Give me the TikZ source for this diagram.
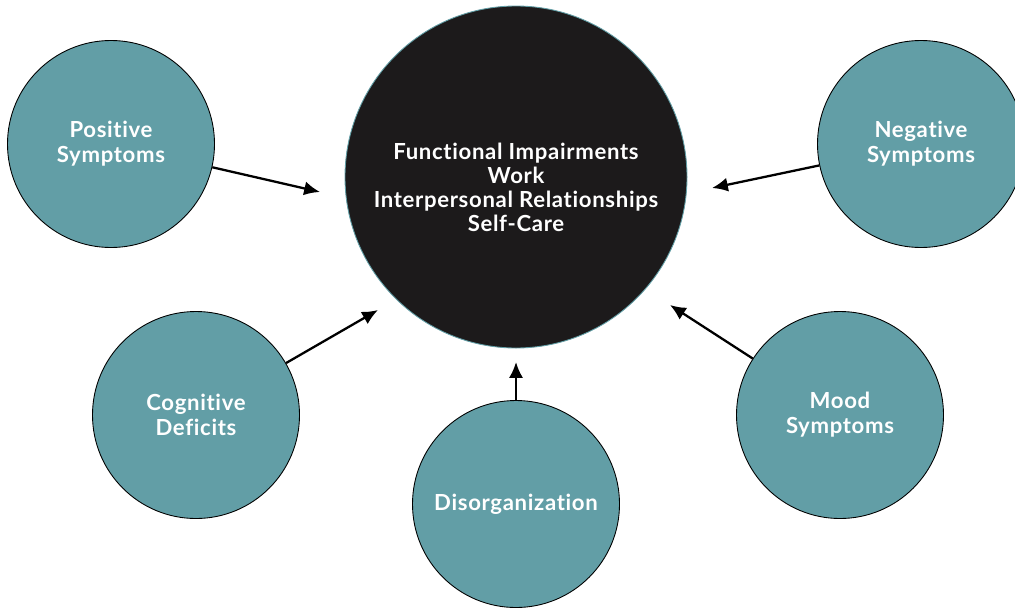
\documentclass[tikz,border=0pt]{standalone}
\usepackage{fontspec}
\setmainfont{Lato}[Ligatures={NoCommon,NoRare,NoDiscretionary}, LetterSpace=3]
\usetikzlibrary{arrows.meta}
\definecolor{teal}{HTML}{629EA6}
\definecolor{ink}{HTML}{1C1A1B}
\begin{document}
\begin{tikzpicture}[-{Latex[length=9pt,width=8pt]}, line width=1.3pt,
    sat/.style={circle, draw=black, line width=0.5pt, fill=teal, minimum size=4.14cm,
      text=white, font=\bfseries\fontsize{12.6}{14.2}\selectfont, align=center},
    hub/.style={circle, draw=teal, line width=0.5pt, fill=ink, minimum size=6.84cm}]
    \useasboundingbox (0, 0) rectangle (20.3, -12.18);

    % Centre
    \node[hub] (fi) at (10.32, -3.54) {};
    \node[text=white, font=\bfseries\fontsize{12.6}{13.7}\selectfont, align=center] (fitext) at (10.32, -3.74)
      {Functional Impairments\\Work\\Interpersonal Relationships\\Self-Care};

    % Symptom circles
    \node[sat] (pos) at (2.22, -2.88) {Positive\\Symptoms};
    \node[sat] (neg) at (18.42, -2.88) {Negative\\Symptoms};
    \node[sat] (cog) at (3.92, -8.30) {Cognitive\\Deficits};
    \node[sat] (dis) at (10.32, -10.08) {Disorganization};
    \node[sat] (mood) at (16.80, -8.30) {Mood\\Symptoms};

    % Arrow ends
    \coordinate (tpos) at (6.40, -3.84);
    \coordinate (tneg) at (14.24, -3.76);
    \coordinate (tcog) at (7.56, -6.20);
    \coordinate (tdis) at (10.32, -7.24);
    \coordinate (tmood) at (13.40, -6.10);

    % Edges
    \draw (pos) -- (tpos);
    \draw (neg) -- (tneg);
    \draw (cog) -- (tcog);
    \draw (dis) -- (tdis);
    \draw (mood) -- (tmood);
\end{tikzpicture}
\end{document}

◆ **Stated exercise**: Pictures are excluded; copy all other data exactly as shown.

◆ **Exercise solution**:
Give me the TikZ source for this diagram.
\documentclass[tikz,border=0pt]{standalone}
\usepackage{fontspec}
\setmainfont{Lato}[Ligatures={NoCommon,NoRare,NoDiscretionary}, LetterSpace=3]
\usetikzlibrary{arrows.meta}
\definecolor{teal}{HTML}{629EA6}
\definecolor{ink}{HTML}{1C1A1B}
\begin{document}
\begin{tikzpicture}[-{Latex[length=9pt,width=8pt]}, line width=1.3pt,
    sat/.style={circle, draw=black, line width=0.5pt, fill=teal, minimum size=4.14cm,
      text=white, font=\bfseries\fontsize{12.6}{14.2}\selectfont, align=center},
    hub/.style={circle, draw=teal, line width=0.5pt, fill=ink, minimum size=6.84cm}]
    \useasboundingbox (0, 0) rectangle (20.3, -12.18);

    % Centre
    \node[hub] (fi) at (10.32, -3.54) {};
    \node[text=white, font=\bfseries\fontsize{12.6}{13.7}\selectfont, align=center] (fitext) at (10.32, -3.74)
      {Functional Impairments\\Work\\Interpersonal Relationships\\Self-Care};

    % Symptom circles
    \node[sat] (pos) at (2.22, -2.88) {Positive\\Symptoms};
    \node[sat] (neg) at (18.42, -2.88) {Negative\\Symptoms};
    \node[sat] (cog) at (3.92, -8.30) {Cognitive\\Deficits};
    \node[sat] (dis) at (10.32, -10.08) {Disorganization};
    \node[sat] (mood) at (16.80, -8.30) {Mood\\Symptoms};

    % Arrow ends
    \coordinate (tpos) at (6.40, -3.84);
    \coordinate (tneg) at (14.24, -3.76);
    \coordinate (tcog) at (7.56, -6.20);
    \coordinate (tdis) at (10.32, -7.24);
    \coordinate (tmood) at (13.40, -6.10);

    % Edges
    \draw (pos) -- (tpos);
    \draw (neg) -- (tneg);
    \draw (cog) -- (tcog);
    \draw (dis) -- (tdis);
    \draw (mood) -- (tmood);
\end{tikzpicture}
\end{document}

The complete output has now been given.